Earlier today, Craig Andrew Armstrong, 24, of Louisville, Kentucky, appeared before Chief United States Magistrate Judge Richard L. Puglisi on a criminal complaint charging him with traveling in interstate commerce for the purpose of engaging in illicit sexual conduct with a person under 18 years of age. If convicted of this offense, Armstrong faces up to 30 years’ imprisonment, a $250,000 fine, and up to a lifetime of supervised release.
United States Attorney Kenneth J. Gonzales said officers of the Albuquerque Police Department (APD) and the Federal Bureau of Investigation (FBI) arrested Armstrong, who was in the company of a 12-year-old girl, in a local motel on September 27, 2010. According to the criminal complaint, APD officers went to the motel after the child's mother reported receiving an anonymous call alerting her that the child was in the motel. During a safe house interview, the child said that she met Armstrong in August 2010 through an Internet website and thereafter Armstrong communicated with her by cell phone and texting. The child said she received a text message from Armstrong on September 26, 2010 notifying her that Armstrong was in Albuquerque. She reported that Armstrong took her to the motel where he performed sexual acts on her. The criminal complaint alleges that Armstrong admitted to meeting the child through an Internet website and traveling from Louisville, Kentucky to Albuquerque to have a sexual relationship with the child.

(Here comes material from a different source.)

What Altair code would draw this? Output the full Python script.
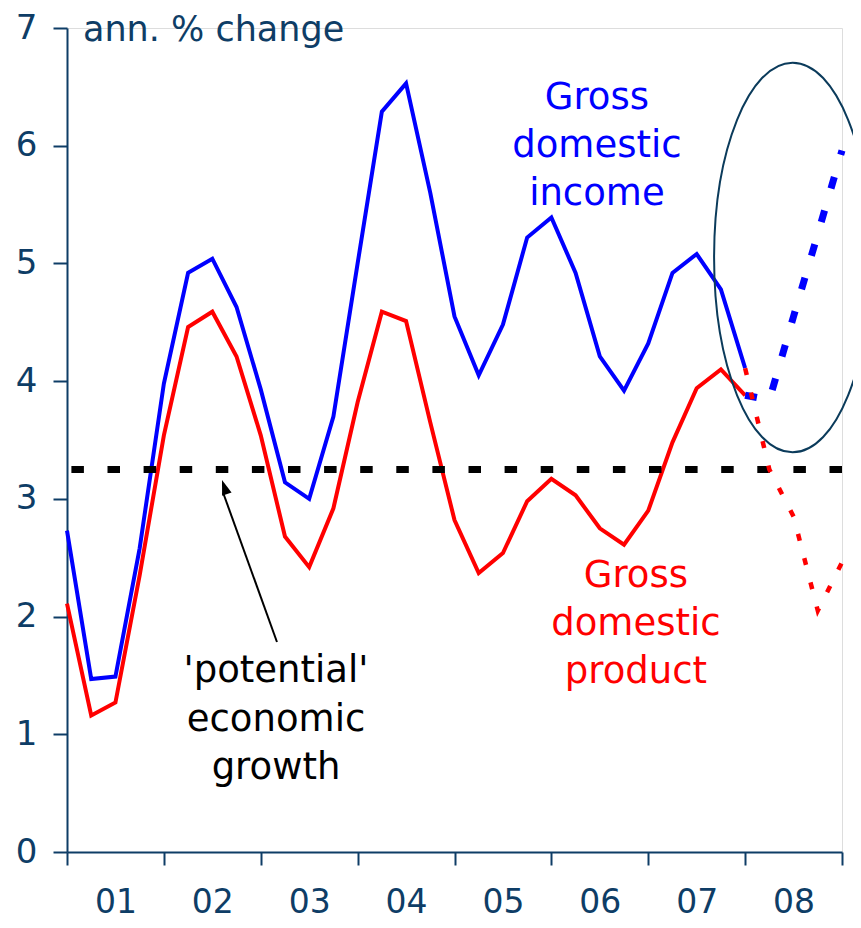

It also alleges that Armstrong admitted to performing various sex acts on the child multiple times over a day-and-a-half time frame.
The case was investigated by APD, the FBI and the Second Judicial District Attorney’s Office in Bernalillo County and is being prosecuted by Assistant United States Attorney Charlyn Rees and was brought as part of Project Safe Childhood. Project Safe Childhood is a nationwide initiative launched in May 2006 by the Department of Justice to combat the growing epidemic of child sexual exploitation and abuse. Led by U.S. Attorneys’ Offices and the Criminal Division’s Child Exploitation and Obscenity Section, Project Safe Childhood marshals federal, state, and local resources to better locate, apprehend, and prosecute individuals who exploit children via the Internet, as well as to identify and rescue victims. For more information about Project Safe Childhood, please visit www.projectsafechildhood.gov.
A criminal complaint is only an accusation. All criminal defendants are presumed innocent until proven guilty beyond a reasonable doubt.